Applying these principles, we found in
Aguayo
that at the time defendants therein “committed [the] class 1 felony offenses[,] there was no valid death penalty sentencing statute in effect.”
Aguayo,
840 P.2d at 339. We concluded that a subsequently enacted death penalty statute could not be retroactively applied to the defendants because it would “inflict a greater punishment than the law annexed to the crime when committed.”
Id.
We reached this conclusion despite an express legislative declaration that the subsequently enacted statute governed the period of time in which the defendants committed the charged offense.
Id.
at 337 n. 2, 337-39. These principles dictate that section 18-19-103 cannot be applied to Stead without offending the constitutional proscriptions against ex post facto legislation.
Stead committed offenses on August 22, 1990. The drug offender surcharge statute was not annexed to the charged offenses on that date; accordingly, retroactive application of the statute to Stead makes more onerous the punishment for Stead’s crime after its commission, in contravention of the prohibitions against ex post facto laws.
See Aguayo,
840 P.2d at 339;
Thomas,
832 P.2d at 199.
C.
The People contend that the surcharge is not a punishment, but rather a nonpunitive, compensatory payment assessed against convicted drug offenders. The People argue that there is no deterrent or retributive purpose to the surcharge.
The People’s contentions are not persuasive.

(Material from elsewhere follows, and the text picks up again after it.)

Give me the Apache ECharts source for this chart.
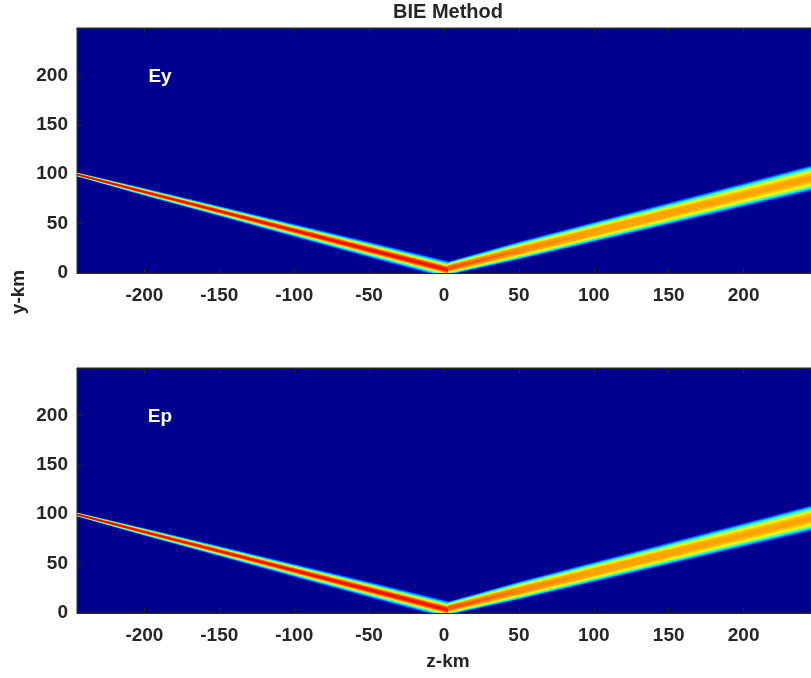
<!DOCTYPE html>
<html><head><meta charset="utf-8">
<script src="https://cdn.jsdelivr.net/npm/echarts@6/dist/echarts.min.js"></script>
<style>html,body{margin:0;padding:0;background:#fff}#c{width:811px;height:678px}</style>
</head><body><div id="c"></div>
<script>
// ---- data ----
const xTicks = [-200, -150, -100, -50, 0, 50, 100, 150, 200];
const yTicks = [0, 50, 100, 150, 200];
const panelLabels = ['Ey', 'Ep'];

// Ey panel: left (incident) beam stations
const eyLeftZ = [-245, -200, -150, -100, -50, 3];
const eyLeftY = [99.7, 82, 62.6, 43, 23.6, 3];
const eyLeftHalf = [2, 4, 5.5, 7, 8.5, 9.5];
const eyLeftPeak = [0.95, 0.9, 0.88, 0.88, 0.88, 0.87];
// Ey panel: right (reflected) beam stations
const eyRightZ = [3, 50, 100, 150, 200, 245];
const eyRightY = [4.8, 22.6, 41.4, 60.2, 79, 96];
const eyRightHalf = [7, 9.5, 10.5, 11.5, 12.5, 13.5];
const eyRightPeak = [0.8, 0.76, 0.74, 0.73, 0.72, 0.72];

// Ep panel
const epLeftZ = [-245, -200, -150, -100, -50, 3];
const epLeftY = [99.7, 82, 62.6, 43, 23.6, 3];
const epLeftHalf = [2, 4, 5.5, 7, 8.5, 9.5];
const epLeftPeak = [0.95, 0.9, 0.88, 0.88, 0.88, 0.87];
const epRightZ = [3, 50, 100, 150, 200, 245];
const epRightY = [4.8, 22.6, 41.4, 60.2, 79, 96];
const epRightHalf = [7, 9.5, 10.5, 11.5, 12.5, 13.5];
const epRightPeak = [0.8, 0.76, 0.74, 0.73, 0.72, 0.72];

// ---- rendering ----
const FONT = '"Liberation Sans", Arial, Helvetica, sans-serif';
const TXT = '#262626';
function clamp(v){ return Math.max(0, Math.min(1, v)); }
function jet(v){
  const r = clamp(1.5 - Math.abs(4*v - 3));
  const g = clamp(1.5 - Math.abs(4*v - 2));
  const b = clamp(1.5 - Math.abs(4*v - 1));
  return 'rgb(' + Math.round(r*255) + ',' + Math.round(g*255) + ',' + Math.round(b*255) + ')';
}
const levels = [];
for (let t = 0.14; t < 0.97; t += 0.025) levels.push(+t.toFixed(3));

const panels = [
  [ {z: eyLeftZ, y: eyLeftY, half: eyLeftHalf, peak: eyLeftPeak, p: 2.2},
    {z: eyRightZ, y: eyRightY, half: eyRightHalf, peak: eyRightPeak, p: 3.5} ],
  [ {z: epLeftZ, y: epLeftY, half: epLeftHalf, peak: epLeftPeak, p: 2.2},
    {z: epRightZ, y: epRightY, half: epRightHalf, peak: epRightPeak, p: 3.5} ]
];

function makeRender(beams){
  return function(params, api){
    const b = beams[api.value(0)];
    const t = api.value(1);
    const upper = [], lower = [];
    let any = false;
    for (let i = 0; i < b.z.length; i++) {
      const pk = b.peak[i];
      let d = 0;
      if (t < pk) { d = b.half[i] * Math.pow(Math.log(pk/t)/Math.log(pk/0.12), 1/b.p); any = true; }
      upper.push(api.coord([b.z[i], b.y[i] + d]));
      lower.unshift(api.coord([b.z[i], b.y[i] - d]));
    }
    if (!any) return null;
    return {type: 'polygon', shape: {points: upper.concat(lower)}, style: {fill: jet(t)}};
  };
}

const grids = [], xAxes = [], yAxes = [], series = [];
const tops = [28, 368];
panels.forEach(function(beams, k){
  grids.push({left: 77, right: -6, top: tops[k], height: 245, show: true,
    backgroundColor: '#00008F', borderColor: TXT, borderWidth: 1});
  xAxes.push({type: 'value', gridIndex: k, min: -245, max: 245, position: 'bottom',
    axisLine: {show: true, onZero: false, lineStyle: {color: TXT, width: 1}},
    axisTick: {show: true, inside: true, length: 5, customValues: xTicks, lineStyle: {color: TXT}},
    axisLabel: {customValues: xTicks, fontFamily: FONT, fontSize: 19, fontWeight: 'bold', color: TXT, margin: 13},
    splitLine: {show: false}});
  xAxes.push({type: 'value', gridIndex: k, min: -245, max: 245, position: 'top',
    axisLine: {show: true, onZero: false, lineStyle: {color: TXT, width: 1}},
    axisTick: {show: true, inside: true, length: 5, customValues: xTicks, lineStyle: {color: TXT}},
    axisLabel: {show: false}, splitLine: {show: false}});
  yAxes.push({type: 'value', gridIndex: k, min: 0, max: 248, position: 'left',
    axisLine: {show: true, onZero: false, lineStyle: {color: TXT, width: 1}},
    axisTick: {show: true, inside: true, length: 5, customValues: yTicks, lineStyle: {color: TXT}},
    axisLabel: {customValues: yTicks, fontFamily: FONT, fontSize: 19, fontWeight: 'bold', color: TXT, margin: 9},
    splitLine: {show: false}});
  const data = [];
  for (let bi = 0; bi < beams.length; bi++) for (const t of levels) data.push([bi, t]);
  series.push({type: 'custom', xAxisIndex: 2*k, yAxisIndex: k, clip: true, silent: true,
    renderItem: makeRender(beams), data: data, animation: false});
});

const chart = echarts.init(document.getElementById('c'), null, {renderer: 'canvas'});
chart.setOption({
  animation: false,
  grid: grids, xAxis: xAxes, yAxis: yAxes, series: series,
  graphic: [
    {type: 'text', x: 448, y: 12, style: {text: 'BIE Method', font: 'bold 20px ' + FONT, fill: TXT, textAlign: 'center', textVerticalAlign: 'middle'}},
    {type: 'text', x: 19, y: 292, rotation: Math.PI/2, style: {text: 'y-km', font: 'bold 19px ' + FONT, fill: TXT, textAlign: 'center', textVerticalAlign: 'middle'}},
    {type: 'text', x: 448, y: 662, style: {text: 'z-km', font: 'bold 19px ' + FONT, fill: TXT, textAlign: 'center', textVerticalAlign: 'middle'}},
    {type: 'text', x: 160, y: 77, z: 100, style: {text: panelLabels[0], font: 'bold 19px ' + FONT, fill: '#ffffff', textAlign: 'center', textVerticalAlign: 'middle'}},
    {type: 'text', x: 160, y: 417, z: 100, style: {text: panelLabels[1], font: 'bold 19px ' + FONT, fill: '#ffffff', textAlign: 'center', textVerticalAlign: 'middle'}}
  ]
});
</script></body></html>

A punishment is defined as “[a]ny fine, penalty, or confinement inflicted upon a person by the authority of the law ... for some crime or offense committed by him.”
Black’s Law Dictionary
1234 (6th ed. 1990);
People v. Vanderpool,
20 Cal.2d 746, 128 P.2d 513, 515 (1942). The surcharge at issue is part of Colorado’s criminal code; it is only available as a sanction after an individual has been convicted of, or entered a plea of guilty to, a drug-related offense specified in the criminal code. § 18-19-103(1), 8B C.R.S. (1992 Supp.). The amount of the fine imposed is correlated to the degree of felony committed; for example, a person convicted of a class 6 felony is required to pay a fine of $500 dollars, while a person convicted of a class 4 felony is required to pay a fine of $1,000, while a person convicted of a class 2 felony is required to pay a fine of $3,000. § 18-19-103(1).
Additionally, ninety percent of all moneys collected are directed, by statute, to be deposited in a fund which in turn finances a system of programs for education and treatment of substance abuse by offenders. § 16 — 11.5—102(l)(b), -102(2), 8B C.R.S. (1992 Supp.). The programs are required by statute to “provide a continuum of education and treatment ... for each offender as he proceeds through the criminal justice system, and may include ... self-help groups, group counseling, individual counseling, outpatient treatment, inpatient treatment, day care, or treatment in a therapeutic community.” § 16-11.5 — 102(l)(b). The surcharge thus directly serves the purposes of prevention and rehabilitation.
See
Wayne LaFave & Austin Scott,
Substantive Criminal Law
§ 1.5, 31-36 (1986) (stating that prevention aims to deter the criminal himself from committing further crimes, and rehabilitation serves to return a convicted criminal to society after giving him appropriate treatment).
The legislative scheme thus reveals that the surcharge is properly characterized as a punishment imposed only on persons convicted of drug-related offenses, in part to finance treatment programs designed to rehabilitate those convicted persons.
See In re Petition of the State of Delaware,
603 A.2d 814, 816-18 (Del.1992) (applying the
Colder
test and concluding that an increase in a penalty activated only by a criminal conviction violated the ex post facto clause of the state constitution). As such, the surcharge is appropriately scrutinized against the constitutional provisions prohibiting ex post facto legislation.
III.
We reverse the district court order and remand the case for proceedings consistent with this opinion.